In a simple and perfect world, the artist and the landlord would establish contact, agree on a design and funding, meet city guidelines, if any, and the mural would get painted. Many of the large murals presently gracing the walls along Central and in the WAD were done this way. The most recent might be Christian Thomas' work at Rob Davidson Fine Arts.
The reality is that, for a variety of reasons, many people, some of whom are not artists, owners of the walls in question, nor elected/appointed officials have inserted themselves into the equation, resulting in a series of restrictions, like forbidding street artists from being able to submit designs for murals within the Arts District. Think about that for a moment.
In June, 2012, the Morean Arts Center courageously jumped on the third rail of art with its landmark show, "Leave a Message", showing the work of Street Artists in the area. If they were to be excluded from painting murals in St. Pete, that would mean Alan Hampton, Acud-Akut, BASK, Tes One, Dolla, Chris Center, Pale Horse, Laura Spencer, Steven Palladino, Christian Thomas, and many others would be excommunicated from St. Pete Arts District walls and kept from public view. Many of these people are not only among the best and brightest artists in this city, but already responsible for some of its best murals and the beginning of this wave.

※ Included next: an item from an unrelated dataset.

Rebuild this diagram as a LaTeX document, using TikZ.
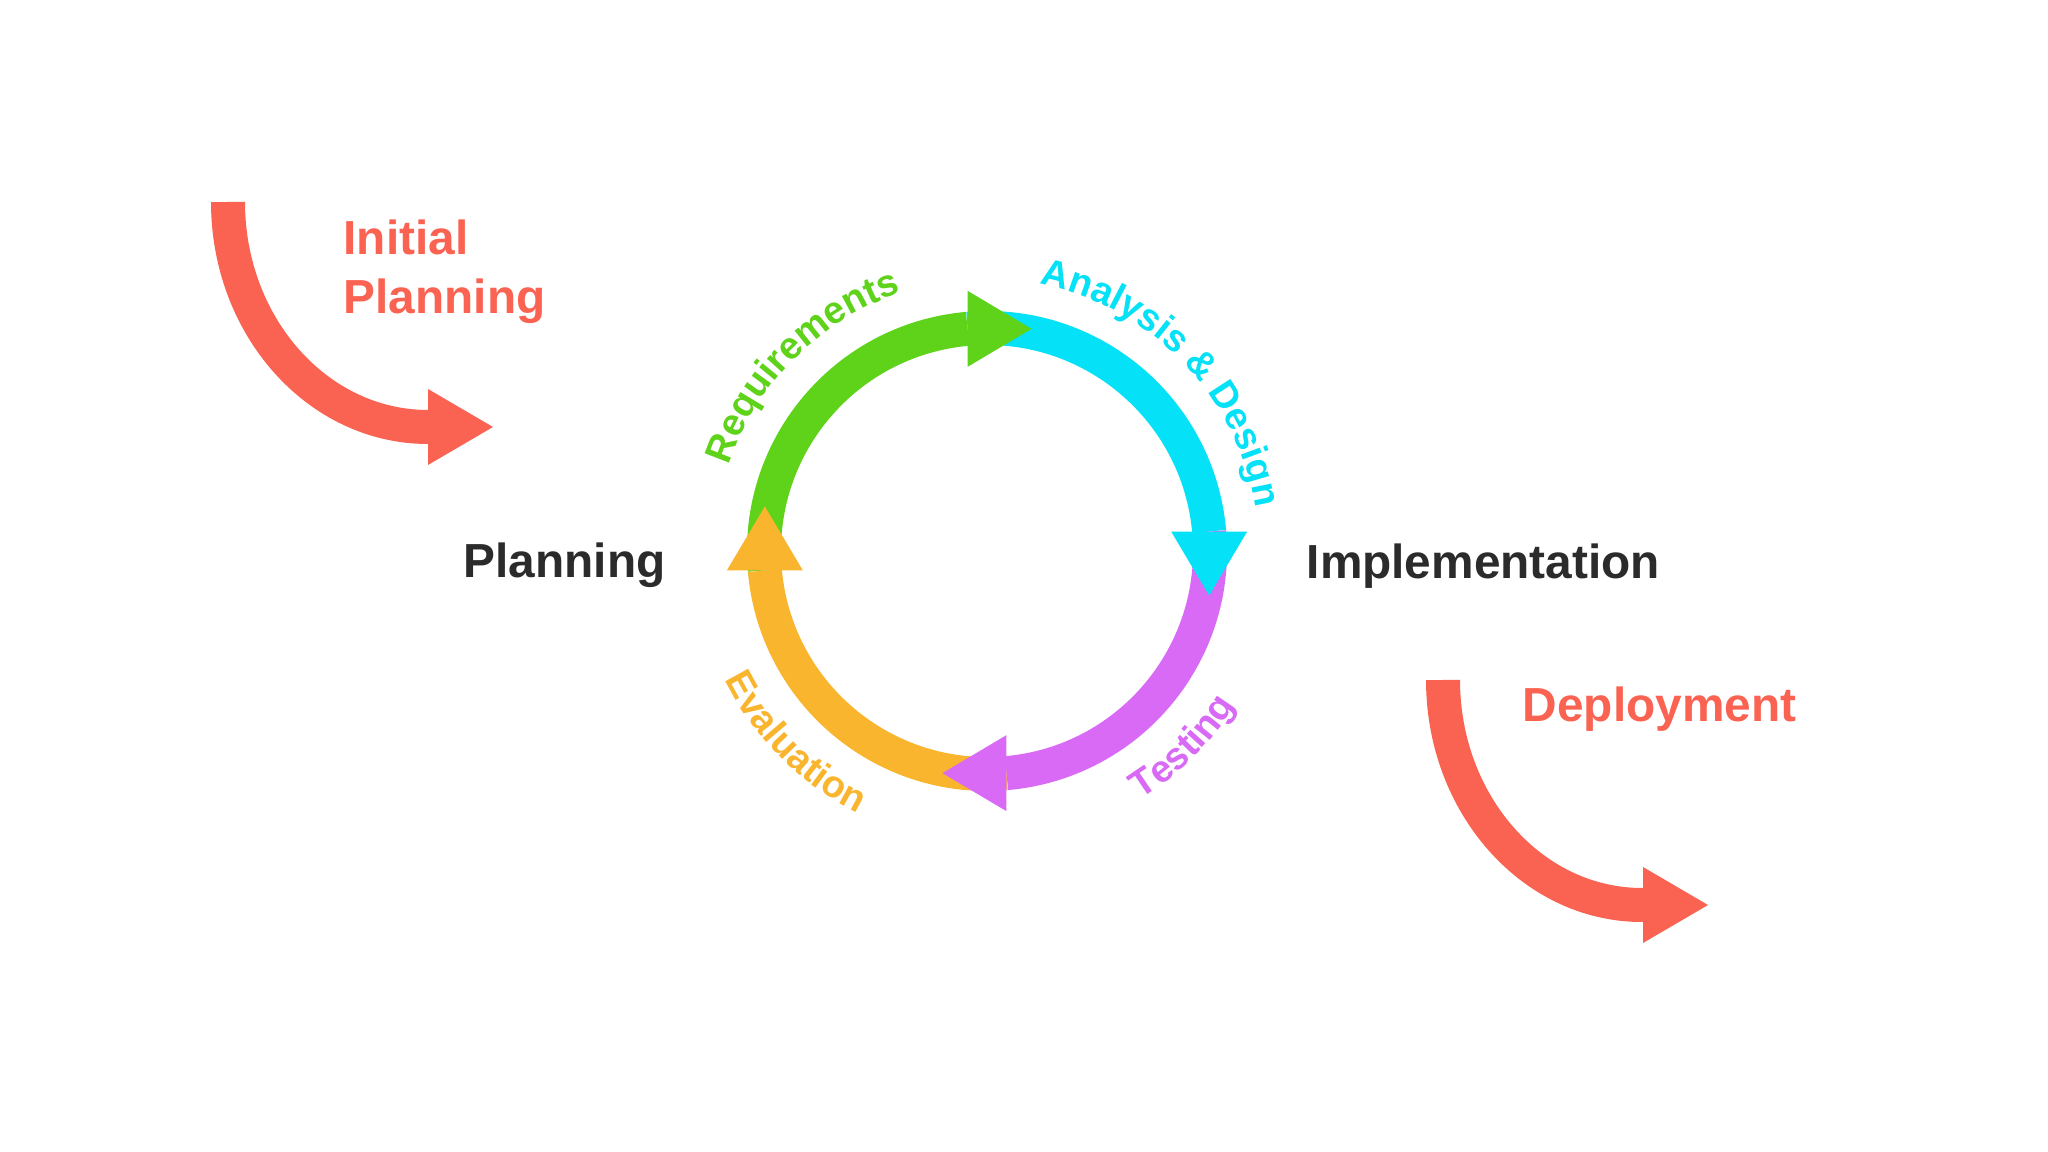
\documentclass[tikz,border=0pt]{standalone}
\usepackage{fontspec}
\setmainfont{Liberation Sans}
\usetikzlibrary{arrows.meta,decorations.text}

\definecolor{phasered}{HTML}{FA6352}
\definecolor{reqgreen}{HTML}{5FD21A}
\definecolor{designcyan}{HTML}{05E1F6}
\definecolor{testpurple}{HTML}{D86AF5}
\definecolor{evalorange}{HTML}{FAB52F}
\definecolor{phaseink}{HTML}{2B2B2B}

\newcommand\phasefont{\fontsize{13.6pt}{17pt}\selectfont\bfseries}
\newcommand\arcfont{\fontsize{10.8pt}{12pt}\selectfont\bfseries}

\begin{document}
\begin{tikzpicture}[
  x=0.1mm,
  y=-0.1mm,
  line join=round,
  ring/.style={line width=3.4mm},
  head/.style={line width=3.4mm,-{Triangle[length=6.4mm,width=7.6mm,line width=0pt]}},
  bigarrow/.style={draw=phasered,line width=3.4mm,-{Triangle[length=6.5mm,width=7.6mm,line width=0pt]}},
  phase/.style={font=\phasefont,inner sep=0pt,anchor=base west},
  arclabel/.style={decorate,decoration={text along path,text align=center,text color=#1}}
]
  % Page frame, measured in pixels of the reference (y points down).
  \fill[white] (0,0) rectangle (2048,1152);
  \useasboundingbox (0,0) rectangle (2048,1152);

  % Cycle centre; angles grow clockwise on the page.
  \coordinate (O) at (987,551);
  \def\rmid{223}

  % Ring bodies first.
  \foreach \col/\a in {reqgreen/175,designcyan/265,testpurple/355,evalorange/85} {
    \draw[ring,draw=\col] (O) ++(\a:\rmid) arc[start angle=\a,end angle=\a+90,radius=\rmid];
  }
  % Heads go on top of the next body.
  \foreach \col/\a in {reqgreen/175,designcyan/265,testpurple/355,evalorange/85} {
    \draw[head,draw=\col] (O) ++(\a+90:\rmid) -- ++(\a+185:64);
  }

  % Phase names along the ring.
  \path[arclabel=reqgreen,decoration={text={|\arcfont|Requirements}}]
    (O) ++(180:272) arc[start angle=180,end angle=270,radius=272];
  \path[arclabel=designcyan,decoration={text={|\arcfont|Analysis {\&} Design}}]
    (O) ++(271:272) arc[start angle=271,end angle=361,radius=272];
  \path[arclabel=testpurple,decoration={text={|\arcfont|Testing}}]
    (O) ++(90:292) arc[start angle=90,end angle=0,radius=292];
  \path[arclabel=evalorange,decoration={text={|\arcfont|Evaluation}}]
    (O) ++(180:292) arc[start angle=180,end angle=90,radius=292];

  % Entry and exit arrows.
  \coordinate (initstart) at (228,202);
  \coordinate (deploystart) at (1443,680);
  \draw[bigarrow] (initstart) arc[start angle=180,end angle=90,x radius=200,y radius=225] -- ++(65,0);
  \draw[bigarrow] (deploystart) arc[start angle=180,end angle=90,x radius=199,y radius=225] -- ++(66,0);

  % Stage labels (a two-line node sits on its last baseline).
  \node[phase,text=phasered,align=left] (initial) at (343,314) {Initial\\Planning};
  \node[phase,text=phaseink] (planning) at (463,578) {Planning};
  \node[phase,text=phaseink] (implementation) at (1306,579) {Implementation};
  \node[phase,text=phasered] (deployment) at (1522,722) {Deployment};
\end{tikzpicture}
\end{document}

The same with a ban on group murals. That would have taken away from us the Woo mural, the one by Duncan McClellan Glass, the one at Zen Glass and one
on the back of the State Theater.
What has happened because of all this is a stress fracturing of the artists, arts organizations and the powermongers into a neo-feudal analog of the small states of the Middle Ages. Middle men who neither own walls, paint, nor have been elected to represent the community (which can speak for itself) are grabbing for power in the city through this issue. Please show, do not tell us why we need you. The artists, too, enter into this. What do provincialism, exceptionalism, protectionism, etc. end up doing for the benefit of the city, and ultimately its arts and artists?
The result is a lot of polarization, micro-turfing, on a block-by-block, if not wall-by-wall basis along with arbiters who are making unilateral decisions and awarding walls without calls for artists, which drags in the spectre of cronyism, favoritism, etc. The standards for public art should allow for maximum degrees of freedom (and ensuing responsibility) for the artist, a kind of covenant with the community, and most of all, be readily available to the artists & the public. Government should already have established legal community standards.

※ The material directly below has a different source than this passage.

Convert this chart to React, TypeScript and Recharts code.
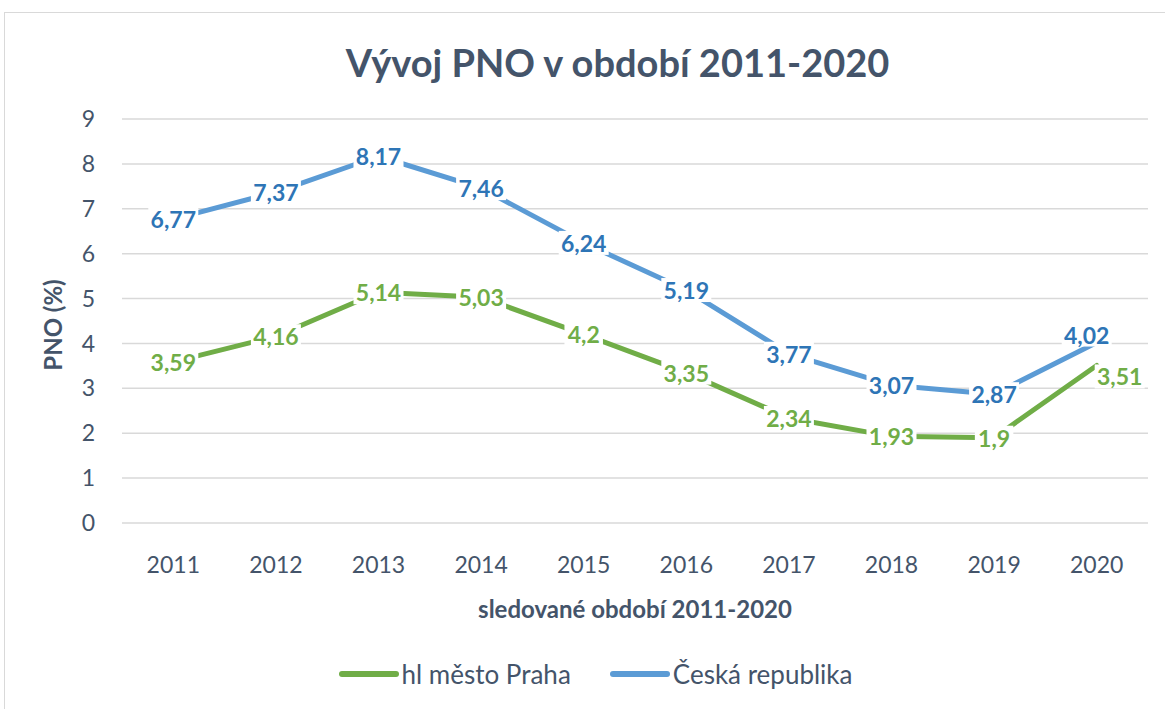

Room has to be made for art that goes beyond the purty and decorative. Provocation, revelation, questioning who we are, where we come from, or are going, what and how we say, think, feel, and other issues are all at the core of art.

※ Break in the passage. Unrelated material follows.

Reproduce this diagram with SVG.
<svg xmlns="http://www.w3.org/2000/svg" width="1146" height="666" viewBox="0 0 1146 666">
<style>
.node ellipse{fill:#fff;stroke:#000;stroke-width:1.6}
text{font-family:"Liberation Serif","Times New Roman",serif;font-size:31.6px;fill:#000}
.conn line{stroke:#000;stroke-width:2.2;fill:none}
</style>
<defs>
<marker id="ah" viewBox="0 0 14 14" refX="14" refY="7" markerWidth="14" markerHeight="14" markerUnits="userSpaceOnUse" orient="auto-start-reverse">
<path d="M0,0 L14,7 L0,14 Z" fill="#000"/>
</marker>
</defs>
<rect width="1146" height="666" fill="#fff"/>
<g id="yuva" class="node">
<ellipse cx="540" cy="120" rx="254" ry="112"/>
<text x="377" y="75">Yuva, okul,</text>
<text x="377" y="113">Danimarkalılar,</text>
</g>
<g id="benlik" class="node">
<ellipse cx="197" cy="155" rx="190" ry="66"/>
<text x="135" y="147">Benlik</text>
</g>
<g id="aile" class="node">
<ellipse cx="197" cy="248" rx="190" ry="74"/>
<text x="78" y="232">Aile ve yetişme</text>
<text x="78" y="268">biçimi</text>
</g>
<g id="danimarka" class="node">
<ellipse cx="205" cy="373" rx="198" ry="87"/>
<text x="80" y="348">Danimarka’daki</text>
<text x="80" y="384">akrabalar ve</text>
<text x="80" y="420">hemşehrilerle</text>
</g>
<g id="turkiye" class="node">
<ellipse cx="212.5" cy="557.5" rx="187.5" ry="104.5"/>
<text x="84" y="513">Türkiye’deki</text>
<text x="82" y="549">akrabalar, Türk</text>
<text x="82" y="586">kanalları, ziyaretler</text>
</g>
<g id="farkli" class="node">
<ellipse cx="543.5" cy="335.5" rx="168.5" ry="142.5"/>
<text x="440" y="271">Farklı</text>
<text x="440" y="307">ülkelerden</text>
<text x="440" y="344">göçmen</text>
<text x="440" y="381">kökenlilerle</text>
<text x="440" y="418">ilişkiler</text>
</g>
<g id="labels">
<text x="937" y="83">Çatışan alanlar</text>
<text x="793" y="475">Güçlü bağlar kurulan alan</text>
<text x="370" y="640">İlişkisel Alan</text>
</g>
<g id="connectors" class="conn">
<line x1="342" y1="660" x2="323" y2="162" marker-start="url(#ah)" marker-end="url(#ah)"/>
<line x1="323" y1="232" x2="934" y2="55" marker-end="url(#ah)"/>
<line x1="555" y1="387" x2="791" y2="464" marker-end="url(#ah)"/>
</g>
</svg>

St. Petersburg is on a rising tide artistically in spite of the economic hard times. Better times may be around the corner, but the art and the beautiful people who make, buy and understand it are already here. Public murals have become one of the signatures of the heartbeat of this city. It happened thanks to a handful of daring pioneers propelled by passion, who led by example, often at their own expense. Restricting that remarkable creative (and commercial) flow is not in the best interests of this city, its property owners, business people and artists.